There is, of course, considerable variation in these respects. Occasionally, experience casts up evidence that is about as direct, dramatic, and convincing as any that could be provided by controlled experiments. Perhaps the most obviously important example is the evidence from inflations on the hypothesis that a substantial increase in the quantity of money within a relatively short period is accompanied by a substantial increase in prices. Here the evidence is dramatic, and the chain of reasoning required to interpret it is relatively short. Yet, despite numerous instances of substantial rises in prices, their essentially one-to-one correspondence with substantial rises in the stock of money, and the wide variation in other circumstances that might appear to be relevant, each new experience of inflation brings forth vigorous contentions, and not only by the lay public, that the rise in the stock of money is either an incidental effect of a rise in prices produced by other factors or a purely fortuitous and unnecessary concomitant of the price rise.

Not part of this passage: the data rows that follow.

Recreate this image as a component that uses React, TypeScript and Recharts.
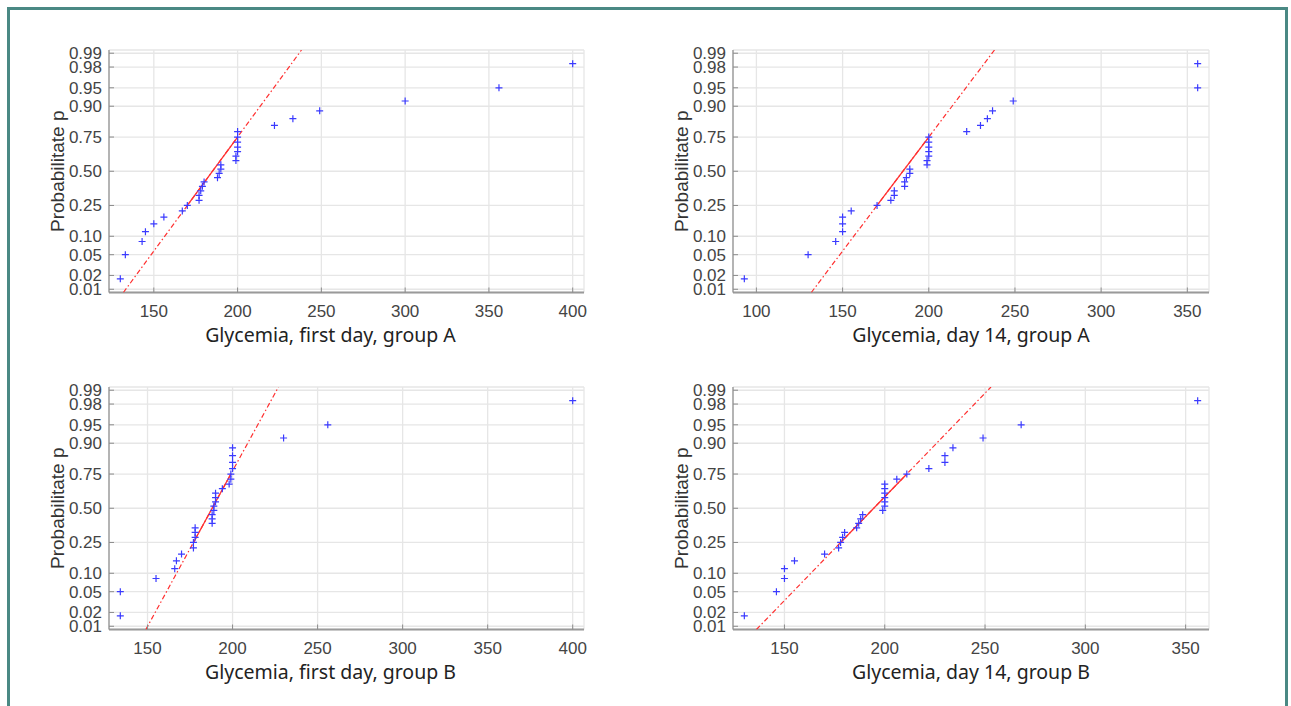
import React from 'react';
import { ScatterChart, Scatter, XAxis, YAxis, CartesianGrid } from 'recharts';

const probabilityLevels = [
  0.017, 0.05, 0.083, 0.117, 0.15, 0.183, 0.217, 0.25, 0.283, 0.317,
  0.35, 0.383, 0.417, 0.45, 0.483, 0.517, 0.55, 0.583, 0.617, 0.65,
  0.683, 0.717, 0.75, 0.783, 0.817, 0.85, 0.883, 0.917, 0.95, 0.983,
];

// Sorted glycemia values
const glycemiaFirstDayA = [
  130, 133, 143, 145, 150, 156, 167, 170, 177, 177,
  178, 179, 180, 188, 189, 190, 190, 199, 199, 200,
  200, 200, 200, 200, 222, 233, 249, 300, 356, 400,
];
const glycemiaDay14A = [
  93, 130, 146, 150, 150, 150, 155, 170, 178, 180,
  180, 186, 186, 187, 189, 189, 199, 199, 200, 200,
  200, 200, 200, 222, 230, 234, 237, 249, 356, 356,
];
const glycemiaFirstDayB = [
  134, 134, 155, 166, 167, 170, 177, 177, 178, 178,
  178, 188, 188, 188, 189, 189, 190, 190, 190, 194,
  198, 199, 199, 200, 200, 200, 200, 230, 256, 400,
];
const glycemiaDay14B = [
  130, 146, 150, 150, 155, 170, 177, 178, 179, 180,
  186, 187, 188, 189, 199, 200, 200, 200, 200, 200,
  200, 206, 211, 222, 230, 230, 234, 249, 268, 356,
];

const xTicksFirstDayA = [150, 200, 250, 300, 350, 400];
const xTicksDay14A = [100, 150, 200, 250, 300, 350];
const xTicksFirstDayB = [150, 200, 250, 300, 350, 400];
const xTicksDay14B = [150, 200, 250, 300, 350];

const yTickLabels = ['0.01', '0.02', '0.05', '0.10', '0.25', '0.50', '0.75', '0.90', '0.95', '0.98', '0.99'];

const titles = [
  'Glycemia, first day, group A',
  'Glycemia, day 14, group A',
  'Glycemia, first day, group B',
  'Glycemia, day 14, group B',
];
const yLabel = 'Probabilitate p';

// inverse standard normal CDF (normal probability axis)
function probit(p: number): number {
  const a = [-39.69683028665376, 220.9460984245205, -275.9285104469687, 138.357751867269, -30.66479806614716, 2.506628277459239];
  const b = [-54.47609879822406, 161.5858368580409, -155.6989798598866, 66.80131188771972, -13.28068155288572];
  const c = [-0.007784894002430293, -0.3223964580411365, -2.400758277161838, -2.549671348529838, 4.374664141464968, 2.938163982698783];
  const d = [0.007784695709041462, 0.3224671290700398, 2.445134137142996, 3.754408661907416];
  const pl = 0.02425;
  if (p < pl) {
    const q = Math.sqrt(-2 * Math.log(p));
    return (((((c[0] * q + c[1]) * q + c[2]) * q + c[3]) * q + c[4]) * q + c[5]) / ((((d[0] * q + d[1]) * q + d[2]) * q + d[3]) * q + 1);
  }
  if (p > 1 - pl) {
    const q = Math.sqrt(-2 * Math.log(1 - p));
    return -(((((c[0] * q + c[1]) * q + c[2]) * q + c[3]) * q + c[4]) * q + c[5]) / ((((d[0] * q + d[1]) * q + d[2]) * q + d[3]) * q + 1);
  }
  const q = p - 0.5;
  const r = q * q;
  return ((((((a[0] * r + a[1]) * r + a[2]) * r + a[3]) * r + a[4]) * r + a[5]) * q) / (((((b[0] * r + b[1]) * r + b[2]) * r + b[3]) * r + b[4]) * r + 1);
}

const Z_EDGE = 2.39;
const yTicks = yTickLabels.map((l) => probit(parseFloat(l)));
const formatY = (v: number) => {
  let best = 0;
  yTicks.forEach((t, i) => {
    if (Math.abs(t - v) < Math.abs(yTicks[best] - v)) best = i;
  });
  return yTickLabels[best];
};

const buildPoints = (values: number[]) => values.map((x, i) => ({ x, y: probit(probabilityLevels[i]) }));

const buildFit = (values: number[]) => {
  const i1 = probabilityLevels.indexOf(0.25);
  const i3 = probabilityLevels.indexOf(0.75);
  const q1 = values[i1];
  const q3 = values[i3];
  const z1 = probit(0.25);
  const z3 = probit(0.75);
  const slope = (q3 - q1) / (z3 - z1);
  const xAt = (z: number) => q1 + (z - z1) * slope;
  return {
    solid: [{ x: q1, y: z1 }, { x: q3, y: z3 }],
    full: [{ x: xAt(-Z_EDGE), y: -Z_EDGE }, { x: xAt(Z_EDGE), y: Z_EDGE }],
  };
};

const xDomain = (values: number[]): [number, number] => {
  const lo = Math.min(...values);
  const hi = Math.max(...values);
  const pad = (hi - lo) * 0.025;
  return [lo - pad, hi + pad];
};

const TICK_FONT = '"Liberation Sans", Arial, Helvetica, sans-serif';
const TICK_COLOR = '#444444';
const AXIS_COLOR = '#8c8c8c';

const YTick = (props: any) => {
  const { x, y, payload } = props;
  return (
    <g>
      <line x1={x + 7} x2={x + 12} y1={y} y2={y} stroke={AXIS_COLOR} strokeWidth={1} />
      <text x={x} y={y} dy={6} textAnchor="end" fontSize={17} fontFamily={TICK_FONT} fill={TICK_COLOR}>
        {formatY(payload.value)}
      </text>
    </g>
  );
};

const XTick = (props: any) => {
  const { x, y, payload } = props;
  return (
    <g>
      <line x1={x} x2={x} y1={y - 12} y2={y - 17} stroke={AXIS_COLOR} strokeWidth={1} />
      <text x={x} y={y} dy={12.5} textAnchor="middle" fontSize={17} fontFamily={TICK_FONT} fill={TICK_COLOR}>
        {payload.value}
      </text>
    </g>
  );
};

const PlusShape = (props: any) => {
  const { cx, cy } = props;
  if (cx == null || cy == null) return <g />;
  return (
    <path
      d={`M${cx - 3.5},${cy}H${cx + 3.5}M${cx},${cy - 3.5}V${cy + 3.5}`}
      stroke="#3a3aff"
      strokeWidth={1.2}
      fill="none"
    />
  );
};

const NoShape = () => <g />;

type PanelCfg = {
  values: number[];
  ticks: number[];
  title: string;
  left: number;
  top: number;
  right: number;
  titleShift: number;
};

const panels: PanelCfg[] = [
  { values: glycemiaFirstDayA, ticks: xTicksFirstDayA, title: titles[0], left: 0, top: 0, right: 16, titleShift: -16 },
  { values: glycemiaDay14A, ticks: xTicksDay14A, title: titles[1], left: 624, top: 0, right: 15, titleShift: 0 },
  { values: glycemiaFirstDayB, ticks: xTicksFirstDayB, title: titles[2], left: 0, top: 337, right: 16, titleShift: -16 },
  { values: glycemiaDay14B, ticks: xTicksDay14B, title: titles[3], left: 624, top: 337, right: 15, titleShift: 0 },
];

const CHART_W = 600;
const CHART_H = 370;

const Panel = ({ cfg }: { cfg: PanelCfg }) => {
  const points = buildPoints(cfg.values);
  const fit = buildFit(cfg.values);
  const titleContent = (p: any) => {
    const vb = p.viewBox;
    return (
      <text
        x={vb.x + vb.width / 2 + cfg.titleShift}
        y={vb.y + 49}
        textAnchor="middle"
        fontSize={19.5}
        fontFamily='"Noto Sans", "Open Sans", sans-serif'
        fill="#222222"
      >
        {cfg.title}
      </text>
    );
  };
  const yLabelContent = (p: any) => {
    const vb = p.viewBox;
    const cx = vb.x + vb.width - 52;
    const cy = vb.y + vb.height / 2;
    return (
      <text
        x={cx}
        y={cy}
        transform={`rotate(-90, ${cx}, ${cy})`}
        textAnchor="middle"
        dominantBaseline="central"
        fontSize={19}
        fontFamily={TICK_FONT}
        fill="#333333"
      >
        {yLabel}
      </text>
    );
  };
  return (
    <div style={{ position: 'absolute', left: cfg.left, top: cfg.top }}>
      <ScatterChart
        width={CHART_W}
        height={CHART_H}
        margin={{ top: 50, right: cfg.right, bottom: 27.5, left: 0 }}
      >
        <CartesianGrid stroke="#e6e6e6" strokeWidth={1.3} />
        <XAxis
          type="number"
          dataKey="x"
          domain={xDomain(cfg.values)}
          ticks={cfg.ticks}
          allowDataOverflow
          height={50}
          tickSize={0}
          tickMargin={12}
          tick={<XTick />}
          axisLine={{ stroke: '#9a9a9a', strokeWidth: 2 }}
          tickLine={false}
          interval={0}
          label={{ content: titleContent }}
        />
        <YAxis
          type="number"
          dataKey="y"
          domain={[-Z_EDGE, Z_EDGE]}
          ticks={yTicks}
          allowDataOverflow
          width={109}
          tickSize={0}
          tickMargin={7}
          tick={<YTick />}
          axisLine={{ stroke: AXIS_COLOR, strokeWidth: 1.2 }}
          tickLine={false}
          interval={0}
          label={{ content: yLabelContent }}
        />
        <Scatter
          data={fit.full}
          line={{ stroke: '#ff3030', strokeWidth: 1.2, strokeDasharray: '5 2.5 1.5 2.5' }}
          shape={NoShape}
          isAnimationActive={false}
        />
        <Scatter
          data={fit.solid}
          line={{ stroke: '#ff3030', strokeWidth: 1.3 }}
          shape={NoShape}
          isAnimationActive={false}
        />
        <Scatter data={points} shape={PlusShape} isAnimationActive={false} />
      </ScatterChart>
    </div>
  );
}

export default function App() {
  return (
    <div
      style={{
        position: 'absolute',
        left: 0,
        top: 0,
        width: 1291,
        height: 706,
        overflow: 'hidden',
        background: '#ffffff',
      }}
    >
      <div
        style={{
          position: 'absolute',
          left: 7,
          top: 7,
          width: 1281,
          height: 730,
          boxSizing: 'border-box',
          border: '3px solid #4a8984',
        }}
      />
      {panels.map((cfg, i) => (
        <Panel key={i} cfg={cfg} />
      ))}
    </div>
  );
}
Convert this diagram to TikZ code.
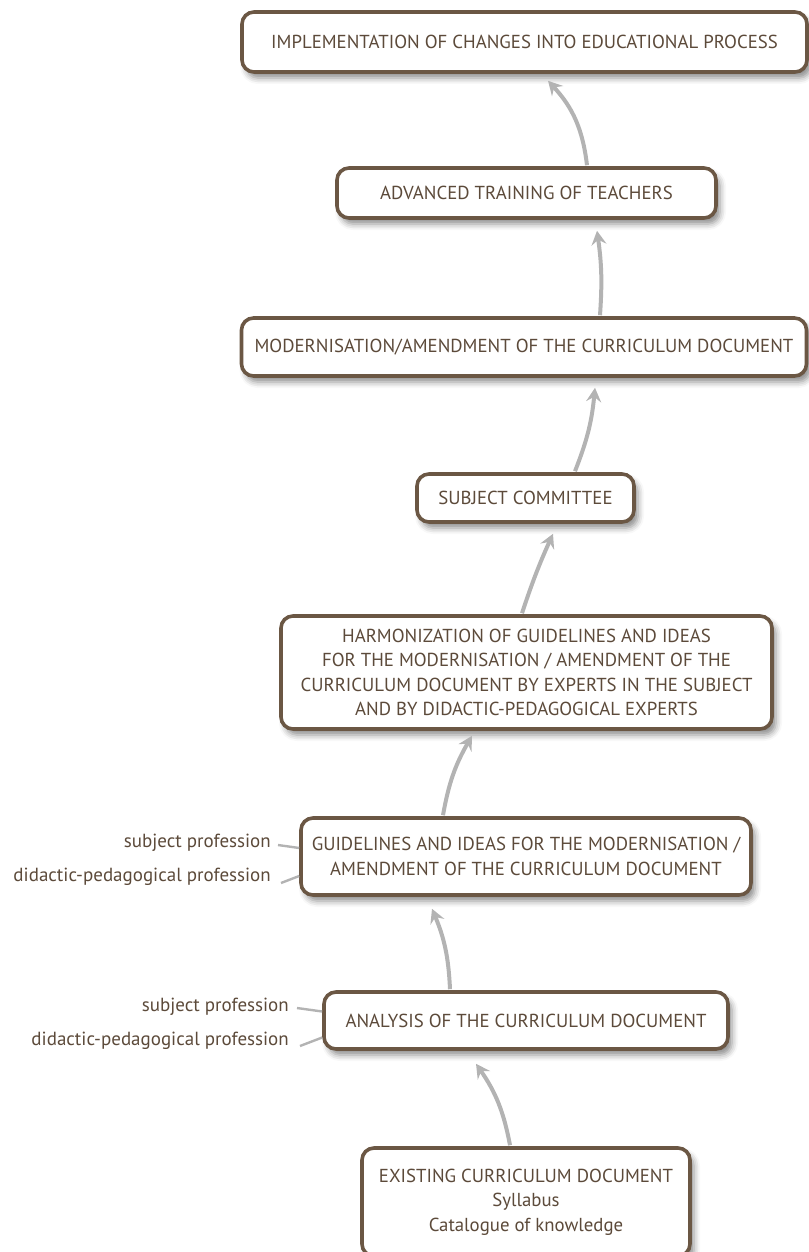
\documentclass[tikz,border=0pt]{standalone}
\usepackage{fontspec}
\setmainfont{PT Sans}
\usetikzlibrary{arrows.meta,shadows.blur}
\definecolor{txt}{HTML}{5C4A3A}
\definecolor{brd}{HTML}{6B5744}
\definecolor{arr}{HTML}{B3B3B3}
\begin{document}
\begin{tikzpicture}[x=1pt,y=1pt,
  box/.style={draw=brd, line width=3.6pt, rounded corners=12pt, fill=white,
    text=txt, align=center, inner sep=0pt,
    font=\fontsize{18.8}{24.3}\selectfont,
    blur shadow={shadow xshift=4pt,shadow yshift=-6pt,shadow blur radius=6pt,shadow opacity=45}},
  lbl/.style={text=txt, anchor=east, inner sep=0pt, font=\fontsize{19}{22}\selectfont},
  flow/.style={draw=arr, line width=4pt, -{Stealth[length=14pt,width=15pt,inset=5pt]}},
  tick/.style={draw=arr, line width=2.4pt}]
\useasboundingbox (0,-1252) rectangle (808,0);
\node[box, minimum width=565pt, minimum height=60pt] (impl) at (524.5,-42) {IMPLEMENTATION OF CHANGES INTO EDUCATIONAL PROCESS};
\node[box, minimum width=379pt, minimum height=50pt] (adv) at (526.5,-193) {ADVANCED TRAINING OF TEACHERS};
\node[box, minimum width=565pt, minimum height=58pt] (mod) at (524,-347) {MODERNISATION/AMENDMENT OF THE CURRICULUM DOCUMENT};
\node[box, minimum width=217pt, minimum height=48pt] (subj) at (525.5,-498) {SUBJECT COMMITTEE};
\node[box, minimum width=491pt, minimum height=113pt] (harm) at (526.5,-672.5) {HARMONIZATION OF GUIDELINES AND IDEAS\\FOR THE MODERNISATION / AMENDMENT OF THE\\CURRICULUM DOCUMENT BY EXPERTS IN THE SUBJECT\\AND BY DIDACTIC-PEDAGOGICAL EXPERTS};
\node[box, minimum width=450pt, minimum height=77pt] (guide) at (526,-856.5) {GUIDELINES AND IDEAS FOR THE MODERNISATION /\\AMENDMENT OF THE CURRICULUM DOCUMENT};
\node[box, minimum width=404pt, minimum height=57pt] (anal) at (526,-1020.5) {ANALYSIS OF THE CURRICULUM DOCUMENT};
\node[box, minimum width=328pt, minimum height=108pt] (exist) at (526,-1202) {EXISTING CURRICULUM DOCUMENT\\Syllabus\\Catalogue of knowledge};

\node[lbl] (gs) at (271,-843) {subject profession};
\node[lbl] (gd) at (271,-877) {didactic-pedagogical profession};
\node[lbl] (as) at (289,-1007) {subject profession};
\node[lbl] (ad) at (289,-1041) {didactic-pedagogical profession};

\draw[tick] ([xshift=7pt,yshift=-2pt]gs.east) -- ([yshift=8.5pt]guide.west);
\draw[tick] ([xshift=10pt,yshift=-6pt]gd.east) -- ([yshift=-19.5pt]guide.west);
\draw[tick] ([xshift=8pt,yshift=-1pt]as.east) -- ([yshift=9pt]anal.west);
\draw[tick] ([xshift=11pt,yshift=-5pt]ad.east) -- ([yshift=-17pt]anal.west);

\draw[flow] ([xshift=-16pt,yshift=1pt]exist.north) to[bend right=12] ([xshift=-50pt,yshift=-13pt]anal.south);
\draw[flow] ([xshift=-76pt,yshift=1pt]anal.north) to[bend right=10] ([xshift=-94pt,yshift=-12pt]guide.south);
\draw[flow] ([xshift=-83pt,yshift=1pt]guide.north) to[bend left=10] ([xshift=-54.5pt,yshift=-5pt]harm.south);
\draw[flow] ([xshift=-4.5pt,yshift=1pt]harm.north) to[bend left=3] ([xshift=27.5pt,yshift=-10pt]subj.south);
\draw[flow] ([xshift=49.5pt,yshift=1pt]subj.north) to[bend right=8] ([xshift=71pt,yshift=-10pt]mod.south);
\draw[flow] ([xshift=76pt,yshift=1pt]mod.north) to[bend right=6] ([xshift=70.5pt,yshift=-11pt]adv.south);
\draw[flow] ([xshift=60.5pt,yshift=1pt]adv.north) to[bend right=18] ([xshift=23.5pt,yshift=-7pt]impl.south);
\end{tikzpicture}
\end{document}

One effect of the difficulty of testing substantive economic hypotheses has been to foster a retreat into purely formal or tautological analysis.  As already noted, tautologies have an extremely important place in economics and other sciences as a specialized language or “analytical filing system.” Beyond this, formal logic and mathematics, which are both tautologies, are essential aids in checking the correctness of reasoning, discovering the implications of hypotheses, and determining whether supposedly different hypotheses may not really be equivalent or wherein the differences lie.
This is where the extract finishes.